The virtue of Joseph? Joseph had all kinds of difficulties handed to him–difficulties he had done nothing to deserve. He was sold into slavery by his own brothers. He was thrown into prison for no crime, for an accusation by Potiphar’s wife (Gen. 39). One thing impresses me about his virtue. When he was with Potiphar’s wife, he hadn’t taken off his cloak; he never intended to stay. And when she sought to seduce him, his question was, “how then can I do this great wickedness and sin against God?” (39:9). He was rejected and forgotten by those whom he befriended, yet he never lost that virtue, nor did he ever become bitter at the allotments of life.

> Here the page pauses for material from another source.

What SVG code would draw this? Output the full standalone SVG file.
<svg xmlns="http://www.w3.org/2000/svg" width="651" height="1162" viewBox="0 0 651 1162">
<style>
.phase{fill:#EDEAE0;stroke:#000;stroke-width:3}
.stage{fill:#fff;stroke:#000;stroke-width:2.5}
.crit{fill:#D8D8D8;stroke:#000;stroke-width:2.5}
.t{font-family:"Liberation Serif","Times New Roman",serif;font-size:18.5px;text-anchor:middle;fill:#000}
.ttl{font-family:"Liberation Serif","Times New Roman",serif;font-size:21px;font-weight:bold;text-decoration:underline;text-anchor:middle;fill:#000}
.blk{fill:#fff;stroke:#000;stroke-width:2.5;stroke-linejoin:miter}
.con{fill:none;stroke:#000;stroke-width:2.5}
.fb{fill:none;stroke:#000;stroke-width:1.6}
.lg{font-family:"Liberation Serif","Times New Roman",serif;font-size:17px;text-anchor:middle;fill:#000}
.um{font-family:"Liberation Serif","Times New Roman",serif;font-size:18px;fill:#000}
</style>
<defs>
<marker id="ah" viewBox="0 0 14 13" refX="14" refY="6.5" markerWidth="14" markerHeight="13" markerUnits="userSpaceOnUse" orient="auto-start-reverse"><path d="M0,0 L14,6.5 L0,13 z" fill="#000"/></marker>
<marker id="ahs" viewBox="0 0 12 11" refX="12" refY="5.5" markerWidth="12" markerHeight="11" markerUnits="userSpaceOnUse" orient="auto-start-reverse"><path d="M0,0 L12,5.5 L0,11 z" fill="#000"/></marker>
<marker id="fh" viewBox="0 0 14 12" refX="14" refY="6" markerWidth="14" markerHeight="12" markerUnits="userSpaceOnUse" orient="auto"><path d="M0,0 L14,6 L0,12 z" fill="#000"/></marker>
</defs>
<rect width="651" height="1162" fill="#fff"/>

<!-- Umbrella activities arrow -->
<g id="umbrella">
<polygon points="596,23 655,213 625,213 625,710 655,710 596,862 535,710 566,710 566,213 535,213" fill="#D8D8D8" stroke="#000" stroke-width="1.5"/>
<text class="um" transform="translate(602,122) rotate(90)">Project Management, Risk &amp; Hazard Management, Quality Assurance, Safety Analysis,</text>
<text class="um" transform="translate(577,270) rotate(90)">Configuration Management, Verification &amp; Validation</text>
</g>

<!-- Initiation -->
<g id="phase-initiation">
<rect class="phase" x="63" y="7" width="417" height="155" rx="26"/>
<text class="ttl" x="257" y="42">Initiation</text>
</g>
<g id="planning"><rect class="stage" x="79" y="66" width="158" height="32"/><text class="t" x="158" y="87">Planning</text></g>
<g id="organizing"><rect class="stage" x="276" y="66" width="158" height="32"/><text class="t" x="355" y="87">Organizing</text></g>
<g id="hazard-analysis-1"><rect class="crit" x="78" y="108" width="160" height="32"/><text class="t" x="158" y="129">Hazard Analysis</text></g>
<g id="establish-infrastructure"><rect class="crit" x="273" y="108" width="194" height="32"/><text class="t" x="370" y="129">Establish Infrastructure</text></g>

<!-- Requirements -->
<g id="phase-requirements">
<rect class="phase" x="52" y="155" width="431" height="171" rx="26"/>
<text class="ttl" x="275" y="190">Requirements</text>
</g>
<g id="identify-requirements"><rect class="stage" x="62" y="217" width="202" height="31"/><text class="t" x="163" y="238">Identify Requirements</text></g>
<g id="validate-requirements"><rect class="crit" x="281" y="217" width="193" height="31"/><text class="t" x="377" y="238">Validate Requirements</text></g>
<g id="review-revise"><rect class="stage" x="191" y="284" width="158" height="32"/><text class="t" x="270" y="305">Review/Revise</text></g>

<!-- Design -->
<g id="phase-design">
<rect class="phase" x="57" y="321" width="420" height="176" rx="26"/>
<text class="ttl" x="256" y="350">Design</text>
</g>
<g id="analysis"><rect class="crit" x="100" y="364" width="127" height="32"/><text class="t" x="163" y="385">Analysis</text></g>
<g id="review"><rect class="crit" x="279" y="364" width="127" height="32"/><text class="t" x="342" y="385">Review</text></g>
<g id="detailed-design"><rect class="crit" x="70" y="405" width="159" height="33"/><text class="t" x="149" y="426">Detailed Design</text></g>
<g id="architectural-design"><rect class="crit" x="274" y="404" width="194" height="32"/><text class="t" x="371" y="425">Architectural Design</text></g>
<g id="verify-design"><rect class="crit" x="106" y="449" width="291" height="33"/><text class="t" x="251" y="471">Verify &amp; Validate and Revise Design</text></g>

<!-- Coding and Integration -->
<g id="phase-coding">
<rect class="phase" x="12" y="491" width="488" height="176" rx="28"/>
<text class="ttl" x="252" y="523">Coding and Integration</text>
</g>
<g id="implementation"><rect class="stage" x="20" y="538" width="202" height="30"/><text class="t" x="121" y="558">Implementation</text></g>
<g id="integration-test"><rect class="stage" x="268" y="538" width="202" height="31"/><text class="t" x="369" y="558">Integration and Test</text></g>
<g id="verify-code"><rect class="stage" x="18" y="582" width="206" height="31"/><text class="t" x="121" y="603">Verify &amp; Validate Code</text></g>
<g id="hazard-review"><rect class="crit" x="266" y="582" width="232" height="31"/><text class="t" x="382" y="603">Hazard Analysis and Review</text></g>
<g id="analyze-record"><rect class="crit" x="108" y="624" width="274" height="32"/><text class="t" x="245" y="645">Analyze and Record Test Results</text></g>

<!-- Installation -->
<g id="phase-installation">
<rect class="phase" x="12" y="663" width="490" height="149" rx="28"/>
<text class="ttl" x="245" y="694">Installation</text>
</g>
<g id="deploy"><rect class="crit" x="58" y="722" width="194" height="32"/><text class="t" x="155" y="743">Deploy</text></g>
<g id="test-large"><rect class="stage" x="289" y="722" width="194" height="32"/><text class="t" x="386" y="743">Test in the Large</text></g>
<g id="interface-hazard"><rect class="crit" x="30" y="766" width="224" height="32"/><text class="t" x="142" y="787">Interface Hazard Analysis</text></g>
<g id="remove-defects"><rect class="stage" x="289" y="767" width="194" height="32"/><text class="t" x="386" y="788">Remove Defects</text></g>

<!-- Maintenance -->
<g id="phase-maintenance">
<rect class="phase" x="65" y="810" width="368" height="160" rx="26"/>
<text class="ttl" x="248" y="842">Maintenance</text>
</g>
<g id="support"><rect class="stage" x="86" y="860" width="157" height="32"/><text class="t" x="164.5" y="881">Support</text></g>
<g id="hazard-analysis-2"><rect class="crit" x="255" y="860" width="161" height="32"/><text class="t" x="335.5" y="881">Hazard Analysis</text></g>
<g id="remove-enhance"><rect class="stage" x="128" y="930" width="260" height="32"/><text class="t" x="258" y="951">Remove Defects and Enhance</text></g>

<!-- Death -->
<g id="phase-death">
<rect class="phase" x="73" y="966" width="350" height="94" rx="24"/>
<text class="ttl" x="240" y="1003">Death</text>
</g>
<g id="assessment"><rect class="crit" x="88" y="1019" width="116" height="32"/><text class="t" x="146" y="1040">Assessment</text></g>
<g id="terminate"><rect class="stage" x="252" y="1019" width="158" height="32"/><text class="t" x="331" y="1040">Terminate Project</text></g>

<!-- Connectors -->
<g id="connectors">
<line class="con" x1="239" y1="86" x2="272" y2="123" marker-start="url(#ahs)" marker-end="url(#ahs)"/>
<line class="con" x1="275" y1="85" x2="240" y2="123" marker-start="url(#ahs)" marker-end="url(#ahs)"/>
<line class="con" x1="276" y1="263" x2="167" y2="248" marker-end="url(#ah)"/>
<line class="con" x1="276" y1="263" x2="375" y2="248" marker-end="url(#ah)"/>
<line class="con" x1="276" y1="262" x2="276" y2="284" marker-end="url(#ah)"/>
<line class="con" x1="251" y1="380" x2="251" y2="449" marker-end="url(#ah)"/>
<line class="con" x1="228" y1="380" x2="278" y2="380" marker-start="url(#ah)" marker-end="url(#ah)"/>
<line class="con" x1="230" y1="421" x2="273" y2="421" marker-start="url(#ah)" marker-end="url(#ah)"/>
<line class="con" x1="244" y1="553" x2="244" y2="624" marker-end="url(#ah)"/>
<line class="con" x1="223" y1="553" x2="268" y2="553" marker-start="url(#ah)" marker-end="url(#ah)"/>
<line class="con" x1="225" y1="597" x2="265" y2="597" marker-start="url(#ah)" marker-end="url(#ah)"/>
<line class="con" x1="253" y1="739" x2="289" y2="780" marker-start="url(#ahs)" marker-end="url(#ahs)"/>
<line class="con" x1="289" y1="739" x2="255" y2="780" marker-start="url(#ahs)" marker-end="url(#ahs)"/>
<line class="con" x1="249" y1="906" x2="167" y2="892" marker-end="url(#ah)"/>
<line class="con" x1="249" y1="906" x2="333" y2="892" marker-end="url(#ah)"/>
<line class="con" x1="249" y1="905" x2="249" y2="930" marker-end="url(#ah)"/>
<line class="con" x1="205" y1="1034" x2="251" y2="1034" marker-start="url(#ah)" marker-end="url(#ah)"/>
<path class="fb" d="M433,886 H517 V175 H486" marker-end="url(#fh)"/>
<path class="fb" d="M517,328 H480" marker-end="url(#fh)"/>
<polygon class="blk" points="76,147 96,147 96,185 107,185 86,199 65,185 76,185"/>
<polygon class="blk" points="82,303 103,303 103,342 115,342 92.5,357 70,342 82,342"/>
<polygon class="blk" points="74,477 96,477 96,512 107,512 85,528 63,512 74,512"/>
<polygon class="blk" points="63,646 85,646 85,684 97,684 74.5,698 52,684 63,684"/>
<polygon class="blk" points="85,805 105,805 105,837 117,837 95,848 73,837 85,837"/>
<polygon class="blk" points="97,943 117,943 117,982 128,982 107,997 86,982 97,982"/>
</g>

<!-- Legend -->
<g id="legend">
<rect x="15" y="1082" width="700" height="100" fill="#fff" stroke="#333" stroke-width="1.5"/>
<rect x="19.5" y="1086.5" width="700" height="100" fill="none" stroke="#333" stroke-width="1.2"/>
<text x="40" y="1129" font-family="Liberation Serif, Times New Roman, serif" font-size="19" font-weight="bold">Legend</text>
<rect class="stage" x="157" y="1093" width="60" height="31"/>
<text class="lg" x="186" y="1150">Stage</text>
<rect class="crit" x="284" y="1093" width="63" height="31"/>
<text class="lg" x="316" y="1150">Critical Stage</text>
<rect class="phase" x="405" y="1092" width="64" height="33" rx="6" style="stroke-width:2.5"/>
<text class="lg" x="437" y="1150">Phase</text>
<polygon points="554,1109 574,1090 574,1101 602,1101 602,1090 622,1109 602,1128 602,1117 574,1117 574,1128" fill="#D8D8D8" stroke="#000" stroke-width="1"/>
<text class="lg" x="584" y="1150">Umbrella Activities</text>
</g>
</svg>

In fact, when he could have gotten revenge against his brothers for selling him into slavery, he said, “Now be not grieved nor angry with yourselves, that ye sold me hither: for God did send me before you to preserve life” (Gen. 45:5). His faithfulness remained intact, no matter the circumstances. Joseph–an excellent example of moral excellence.

The wisdom of Solomon? Solomon lived life with all the gusto you can. He experienced everything life had to offer, he dipped into every phase of possible enjoyment. He had lands and houses, slaves and servants, power and repute, riches immeasurable. He engaged in great philanthropic enterprises, experimented with botany, and stored up treasures of all sorts. Furthermore, with each experiment he conducted, he said, “my wisdom remained with me” (Eccles. 2:2; 2:9). When it was said and done, he determined that “all was vanity and vexation of spirit and there was no profit under the sun” (2:11). He ultimately concluded, after all had been said, and in perhaps the wisest of all his statements, “...fear God and keep His commandments, for this is the whole duty of man” (Eccles. 12:13). Consider the wisdom of Solomon. He tried it all; but he reached the proper conclusion about life.

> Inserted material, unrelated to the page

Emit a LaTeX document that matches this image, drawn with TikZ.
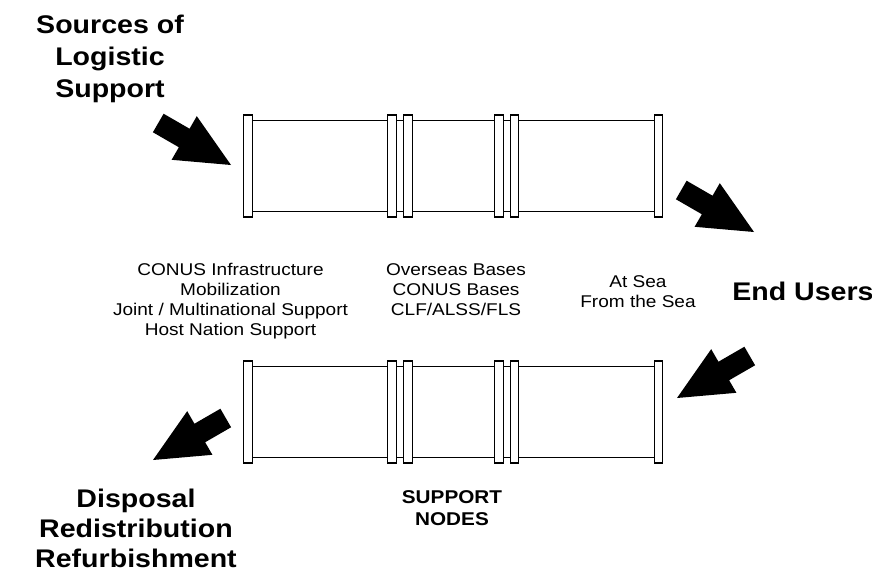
\documentclass[tikz,border=0pt]{standalone}
\usepackage{fontspec}
\setmainfont{Liberation Sans}[FakeStretch=1.12]
\usepackage{tikz}
\usetikzlibrary{shapes.arrows,positioning}

\tikzset{
	flange/.style={draw,fill=white,line width=1.3pt,minimum width=8.5pt,minimum height=102pt,inner sep=0pt},
	pipeline/.style={line width=1.2pt},
	fatarrow/.style={single arrow,fill=black,inner sep=10.5pt,minimum height=84pt,single arrow head extend=14.5pt,single arrow tip angle=50,outer sep=0pt},
	listtext/.style={align=center,inner sep=0pt,anchor=north,font=\fontsize{17}{20}\selectfont},
	headtext/.style={align=center,inner sep=0pt,anchor=north,font=\bfseries\fontsize{25.5}{32}\selectfont}
}

\begin{document}
\begin{tikzpicture}[x=1pt,y=-1pt]
	\useasboundingbox (0,0) rectangle (872,573);
	\foreach \row/\yc in {t/166,b/412}{
		\foreach \i/\xc in {1/248,2/392,3/408,4/499,5/514.5,6/658.5}
			\node[flange] (\row\i) at (\xc,\yc) {};
		\foreach \a/\b in {1/2,2/3,3/4,4/5,5/6}{
			\draw[pipeline] ([yshift=-6pt]\row\a.north east) -- ([yshift=-6pt]\row\b.north west);
			\draw[pipeline] ([yshift=6pt]\row\a.south east) -- ([yshift=6pt]\row\b.south west);
		}
	}
		\node[fatarrow,rotate=-30,anchor=tip] (inflow) at (231,165) {};
		\node[fatarrow,rotate=-30,anchor=tip] (outflow) at (754,232) {};
		\node[fatarrow,rotate=-150,anchor=tip] (returnflow) at (677,398) {};
		\node[fatarrow,rotate=-150,anchor=tip] (disposalflow) at (153,460) {};
	\node[headtext] (sources) at (110,15) {Sources of\\Logistic\\Support};
	\node[listtext] (landlist) at (230.5,263) {CONUS Infrastructure\\Mobilization\\Joint / Multinational Support\\Host Nation Support};
	\node[listtext] (baselist) at (456,263) {Overseas Bases\\CONUS Bases\\CLF/ALSS/FLS};
	\node[listtext] (sealist) at (638,275) {At Sea\\From the Sea};
	\node[headtext] (endusers) at (803,282) {End Users};
	\node[headtext,font=\bfseries\fontsize{18.5}{22}\selectfont] (supportnodes) at (452,490) {SUPPORT\\NODES};
	\node[headtext,font=\bfseries\fontsize{25.5}{30}\selectfont] (disposal) at (136,489) {Disposal\\Redistribution\\Refurbishment};
\end{tikzpicture}
\end{document}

The meekness of Moses? Moses was reared in Pharaoh’s house. He had everything, what was described as “great riches,” and “treasures in Egypt” (Heb. 11:25-26). But in the midst of all this power and wealth, he choose–deliberately chose–“...to suffer affliction with the people of God, rather than the pleasures of sin for a season.” Why? Because, “he had respect unto the recompense of the reward” (11:26). He saw, by faith, something better. He took control of his faith and, in doing so, made himself the object of scorn and disdain in a true statement of meekness. He put his strength under control. He managed himself in accordance with what he understood to be the greater. To subordinate one’s will to the will of God is the essence of meekness. Moses demonstrated that meekness in a most marvelous manner.

The devotion of Paul? Saul was an enemy of the church in his early years. He calls himself a “Hebrew of Hebrews” (Phil. 3:5). He was likely destined for greatness in the religion of the Jews. This same Saul was to become the Apostle Paul, the most intense defender of the faith of his or any other time. He “suffered the loss of all things” that he might win Christ. He counted all the worldly things he had discarded as mere refuge in order to maintain his devotion to the cause of his Master, Jesus. He was beaten, shipwrecked, had his brethren swore out oaths to slay him. He was stoned and left for dead, was in perils of various sorts (see 2 Cor. 11:22-28), and walked with death at his heels all the days of his life. Yet, was it not he who said, “our light affliction, which is but for a moment worketh for us a far greater and eternal weight of glory” (2 Cor.4:17-18)? See his devotion–his total commitment to the cause, his unfaltering faith in Jesus Christ. What a great example of devotion.

Or all the others? On and on we could go. What about the heart of David, or the humility of John the Baptist, or the courage of Peter, or the love of the Apostle John, or the encouraging words of Barnabas? They were all people, people just like you and me. God has given us information about them so that we might learn how to please Him and what to do to avoid His displeasure. What a wonderful book, this Bible! What a people book!